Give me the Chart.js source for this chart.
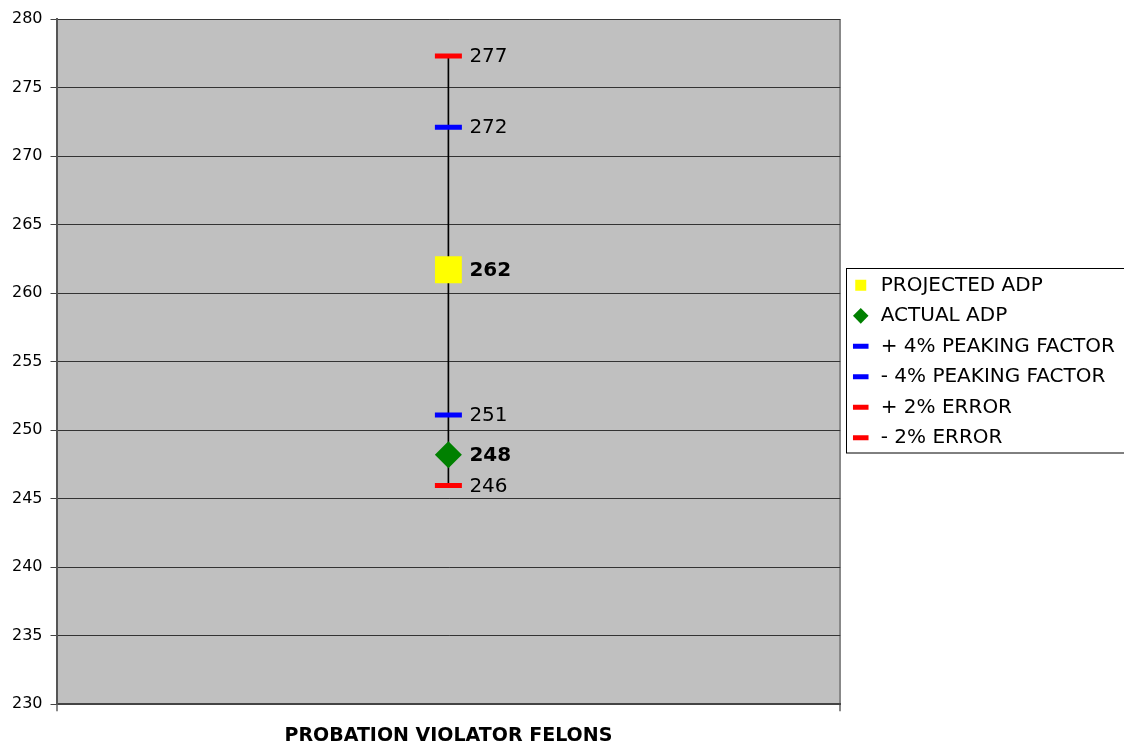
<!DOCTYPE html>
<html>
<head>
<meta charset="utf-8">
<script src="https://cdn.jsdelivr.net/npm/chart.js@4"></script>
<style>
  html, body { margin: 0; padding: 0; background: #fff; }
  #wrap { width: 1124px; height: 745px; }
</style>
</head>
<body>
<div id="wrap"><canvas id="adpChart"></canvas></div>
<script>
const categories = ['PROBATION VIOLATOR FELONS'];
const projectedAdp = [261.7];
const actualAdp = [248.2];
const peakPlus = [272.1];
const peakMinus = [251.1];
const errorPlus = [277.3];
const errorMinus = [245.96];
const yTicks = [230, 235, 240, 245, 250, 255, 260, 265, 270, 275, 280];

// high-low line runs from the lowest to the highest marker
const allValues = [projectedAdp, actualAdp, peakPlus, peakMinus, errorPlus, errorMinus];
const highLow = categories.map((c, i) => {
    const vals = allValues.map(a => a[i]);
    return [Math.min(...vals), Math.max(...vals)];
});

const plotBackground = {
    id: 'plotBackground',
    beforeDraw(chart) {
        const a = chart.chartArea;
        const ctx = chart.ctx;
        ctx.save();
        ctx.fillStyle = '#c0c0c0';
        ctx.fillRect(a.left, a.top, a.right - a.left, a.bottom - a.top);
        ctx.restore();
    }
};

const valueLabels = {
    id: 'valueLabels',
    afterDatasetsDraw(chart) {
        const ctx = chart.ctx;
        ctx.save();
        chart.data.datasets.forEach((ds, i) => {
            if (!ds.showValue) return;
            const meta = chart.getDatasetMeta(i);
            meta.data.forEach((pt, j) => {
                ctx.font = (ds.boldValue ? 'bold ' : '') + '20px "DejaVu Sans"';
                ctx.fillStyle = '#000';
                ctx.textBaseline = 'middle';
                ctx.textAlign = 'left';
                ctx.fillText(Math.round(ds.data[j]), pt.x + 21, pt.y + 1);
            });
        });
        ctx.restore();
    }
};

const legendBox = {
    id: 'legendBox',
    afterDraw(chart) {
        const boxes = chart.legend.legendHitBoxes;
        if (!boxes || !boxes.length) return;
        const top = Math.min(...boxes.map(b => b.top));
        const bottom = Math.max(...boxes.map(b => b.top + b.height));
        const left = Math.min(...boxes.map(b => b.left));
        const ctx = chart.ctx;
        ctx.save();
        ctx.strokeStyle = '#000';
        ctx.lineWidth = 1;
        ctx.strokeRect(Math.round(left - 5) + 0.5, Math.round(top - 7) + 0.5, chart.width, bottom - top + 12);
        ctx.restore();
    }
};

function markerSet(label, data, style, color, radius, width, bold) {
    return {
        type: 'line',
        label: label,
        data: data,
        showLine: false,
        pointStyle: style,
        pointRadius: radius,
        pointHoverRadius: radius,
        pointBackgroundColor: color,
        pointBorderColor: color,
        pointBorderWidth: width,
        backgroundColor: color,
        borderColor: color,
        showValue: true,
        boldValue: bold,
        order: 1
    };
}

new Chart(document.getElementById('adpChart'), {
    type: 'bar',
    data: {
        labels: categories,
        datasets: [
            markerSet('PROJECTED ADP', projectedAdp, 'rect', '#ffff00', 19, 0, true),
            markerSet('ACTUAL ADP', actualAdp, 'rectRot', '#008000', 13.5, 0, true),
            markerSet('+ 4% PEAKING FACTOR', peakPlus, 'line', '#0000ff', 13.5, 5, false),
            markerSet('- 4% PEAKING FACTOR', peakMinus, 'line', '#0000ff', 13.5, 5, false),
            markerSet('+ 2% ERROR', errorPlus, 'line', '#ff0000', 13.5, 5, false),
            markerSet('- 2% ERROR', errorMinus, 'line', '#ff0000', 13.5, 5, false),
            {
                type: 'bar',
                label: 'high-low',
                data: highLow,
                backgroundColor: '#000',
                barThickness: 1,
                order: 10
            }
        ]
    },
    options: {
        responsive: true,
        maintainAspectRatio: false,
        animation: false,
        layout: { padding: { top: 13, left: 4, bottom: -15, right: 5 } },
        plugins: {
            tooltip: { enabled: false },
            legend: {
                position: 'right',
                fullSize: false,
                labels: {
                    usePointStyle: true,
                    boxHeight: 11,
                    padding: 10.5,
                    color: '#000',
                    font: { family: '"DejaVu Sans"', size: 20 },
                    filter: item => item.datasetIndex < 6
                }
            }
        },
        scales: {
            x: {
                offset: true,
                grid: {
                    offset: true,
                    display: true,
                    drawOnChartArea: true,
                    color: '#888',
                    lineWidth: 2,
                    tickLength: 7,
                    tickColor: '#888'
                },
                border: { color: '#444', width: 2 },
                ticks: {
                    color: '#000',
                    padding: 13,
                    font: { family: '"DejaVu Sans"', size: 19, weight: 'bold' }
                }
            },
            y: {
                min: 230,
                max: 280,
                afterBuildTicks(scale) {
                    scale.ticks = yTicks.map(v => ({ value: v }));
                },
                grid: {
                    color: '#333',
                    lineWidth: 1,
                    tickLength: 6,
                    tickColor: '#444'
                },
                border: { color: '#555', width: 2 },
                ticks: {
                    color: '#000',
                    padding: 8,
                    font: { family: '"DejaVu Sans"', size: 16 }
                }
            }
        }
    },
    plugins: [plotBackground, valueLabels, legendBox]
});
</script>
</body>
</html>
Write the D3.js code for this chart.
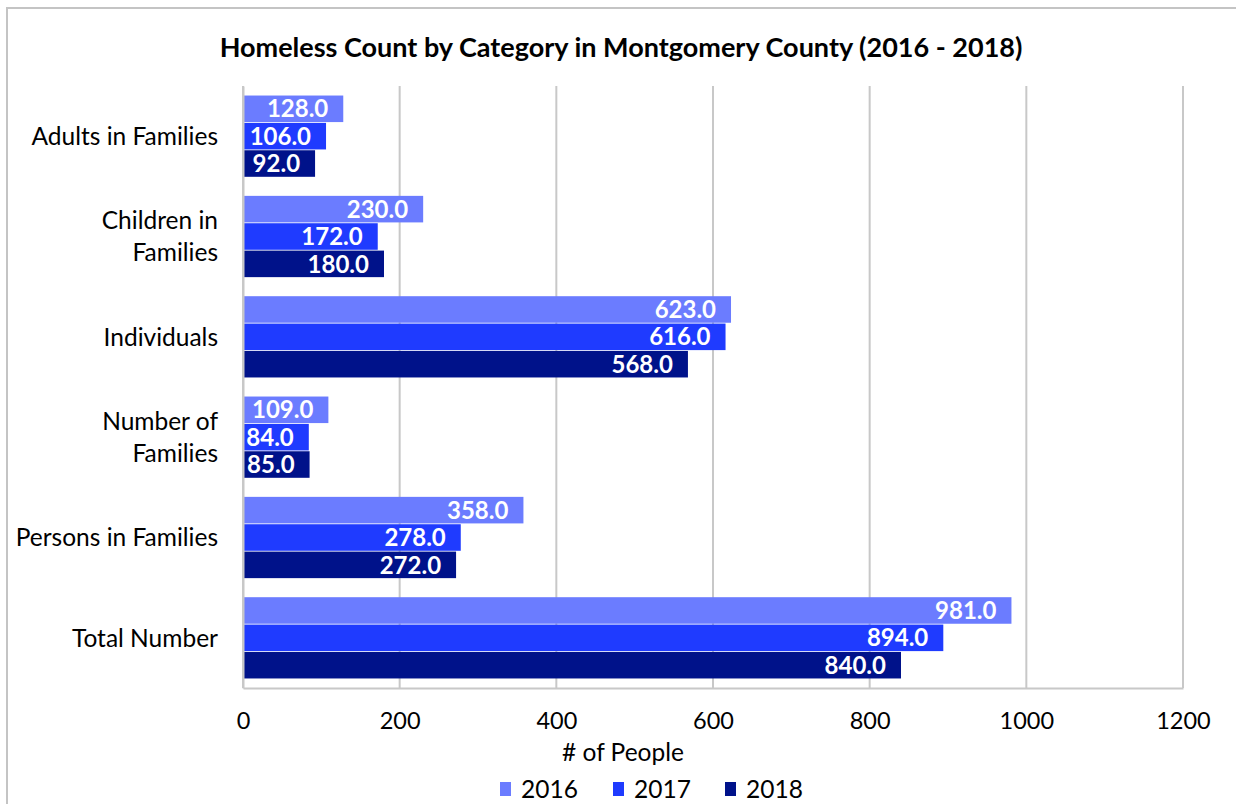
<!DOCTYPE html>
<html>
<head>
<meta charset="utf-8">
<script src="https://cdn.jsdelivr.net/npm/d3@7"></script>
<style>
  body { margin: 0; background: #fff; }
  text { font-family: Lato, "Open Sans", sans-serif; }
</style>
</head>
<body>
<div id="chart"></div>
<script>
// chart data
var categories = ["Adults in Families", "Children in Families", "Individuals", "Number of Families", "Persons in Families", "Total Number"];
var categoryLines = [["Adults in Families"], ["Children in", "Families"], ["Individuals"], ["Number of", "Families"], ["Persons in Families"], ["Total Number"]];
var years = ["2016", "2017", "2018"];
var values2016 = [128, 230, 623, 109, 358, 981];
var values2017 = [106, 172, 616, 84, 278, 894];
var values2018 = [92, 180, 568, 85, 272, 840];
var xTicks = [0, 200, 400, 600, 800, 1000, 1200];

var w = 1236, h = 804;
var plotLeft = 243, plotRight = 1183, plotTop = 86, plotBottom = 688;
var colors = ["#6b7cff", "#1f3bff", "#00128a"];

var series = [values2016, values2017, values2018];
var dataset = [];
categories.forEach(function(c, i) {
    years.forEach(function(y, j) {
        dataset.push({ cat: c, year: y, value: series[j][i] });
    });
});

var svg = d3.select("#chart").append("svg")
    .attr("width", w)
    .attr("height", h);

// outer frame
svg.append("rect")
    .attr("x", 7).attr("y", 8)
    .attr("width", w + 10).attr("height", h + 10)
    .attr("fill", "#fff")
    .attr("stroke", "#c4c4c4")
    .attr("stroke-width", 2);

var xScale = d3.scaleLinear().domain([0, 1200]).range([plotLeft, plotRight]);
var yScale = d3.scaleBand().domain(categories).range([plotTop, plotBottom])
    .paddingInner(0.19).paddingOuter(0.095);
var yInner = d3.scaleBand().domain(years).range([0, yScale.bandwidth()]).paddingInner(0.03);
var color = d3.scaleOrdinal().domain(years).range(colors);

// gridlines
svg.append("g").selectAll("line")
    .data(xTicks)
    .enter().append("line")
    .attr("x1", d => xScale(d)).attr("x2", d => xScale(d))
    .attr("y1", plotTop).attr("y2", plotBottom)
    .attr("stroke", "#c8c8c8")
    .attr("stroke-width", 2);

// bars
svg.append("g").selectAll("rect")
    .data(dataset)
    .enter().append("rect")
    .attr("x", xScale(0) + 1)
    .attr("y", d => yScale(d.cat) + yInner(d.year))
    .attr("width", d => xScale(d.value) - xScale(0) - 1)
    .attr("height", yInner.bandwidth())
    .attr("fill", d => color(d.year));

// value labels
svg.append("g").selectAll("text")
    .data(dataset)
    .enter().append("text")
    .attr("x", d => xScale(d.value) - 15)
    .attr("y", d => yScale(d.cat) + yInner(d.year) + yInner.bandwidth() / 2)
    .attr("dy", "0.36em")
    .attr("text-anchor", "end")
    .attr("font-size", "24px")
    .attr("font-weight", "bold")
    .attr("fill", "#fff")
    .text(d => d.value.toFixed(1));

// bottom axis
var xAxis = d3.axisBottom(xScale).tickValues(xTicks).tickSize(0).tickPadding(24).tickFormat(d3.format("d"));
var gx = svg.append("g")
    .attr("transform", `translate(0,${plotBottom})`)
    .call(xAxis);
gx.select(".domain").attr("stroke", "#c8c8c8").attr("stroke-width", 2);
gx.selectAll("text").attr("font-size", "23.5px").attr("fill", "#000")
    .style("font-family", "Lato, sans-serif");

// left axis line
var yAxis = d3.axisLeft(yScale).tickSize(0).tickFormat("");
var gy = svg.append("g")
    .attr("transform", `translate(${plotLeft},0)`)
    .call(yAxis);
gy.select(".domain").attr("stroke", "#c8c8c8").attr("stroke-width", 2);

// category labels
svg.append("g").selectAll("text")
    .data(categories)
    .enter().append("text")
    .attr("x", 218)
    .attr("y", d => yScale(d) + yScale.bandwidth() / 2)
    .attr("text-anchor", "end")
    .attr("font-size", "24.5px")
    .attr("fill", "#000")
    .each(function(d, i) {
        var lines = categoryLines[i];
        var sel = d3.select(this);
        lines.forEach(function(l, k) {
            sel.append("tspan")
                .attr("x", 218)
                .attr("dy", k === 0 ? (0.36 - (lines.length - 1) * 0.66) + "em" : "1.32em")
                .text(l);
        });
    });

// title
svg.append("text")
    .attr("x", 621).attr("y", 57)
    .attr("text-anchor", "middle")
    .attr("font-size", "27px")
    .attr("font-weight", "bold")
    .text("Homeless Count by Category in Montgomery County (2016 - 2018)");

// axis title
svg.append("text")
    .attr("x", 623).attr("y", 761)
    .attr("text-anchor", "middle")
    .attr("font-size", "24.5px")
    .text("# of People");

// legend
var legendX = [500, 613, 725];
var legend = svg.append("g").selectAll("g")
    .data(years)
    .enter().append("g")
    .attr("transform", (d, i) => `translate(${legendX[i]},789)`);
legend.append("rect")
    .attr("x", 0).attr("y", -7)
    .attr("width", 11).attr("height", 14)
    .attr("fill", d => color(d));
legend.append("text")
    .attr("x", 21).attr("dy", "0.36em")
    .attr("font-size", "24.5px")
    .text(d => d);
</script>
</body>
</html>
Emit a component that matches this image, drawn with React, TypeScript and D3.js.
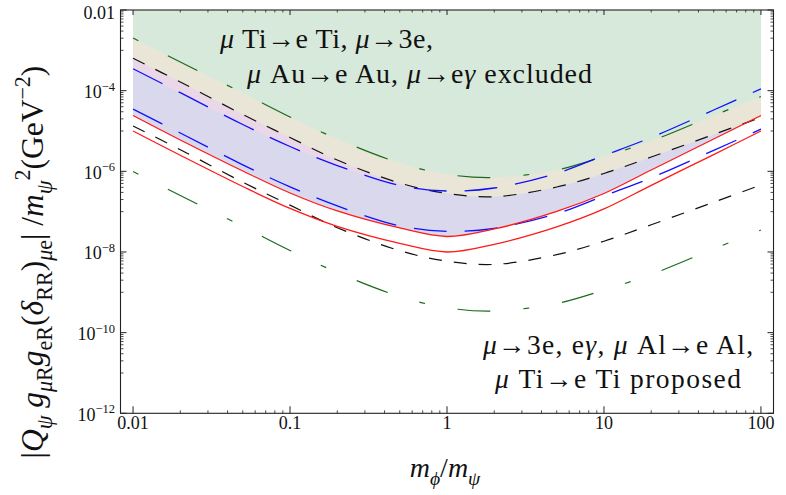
--
TASK STATEMENT: Show every line of the records above that contains the word "this".

THE REPLY:
Give me the Chart.js source for this chart.
Write the D3.js code for this chart.
        var sel = d3.select(this);
Emit a component that matches this image, drawn with React, TypeScript and D3.js.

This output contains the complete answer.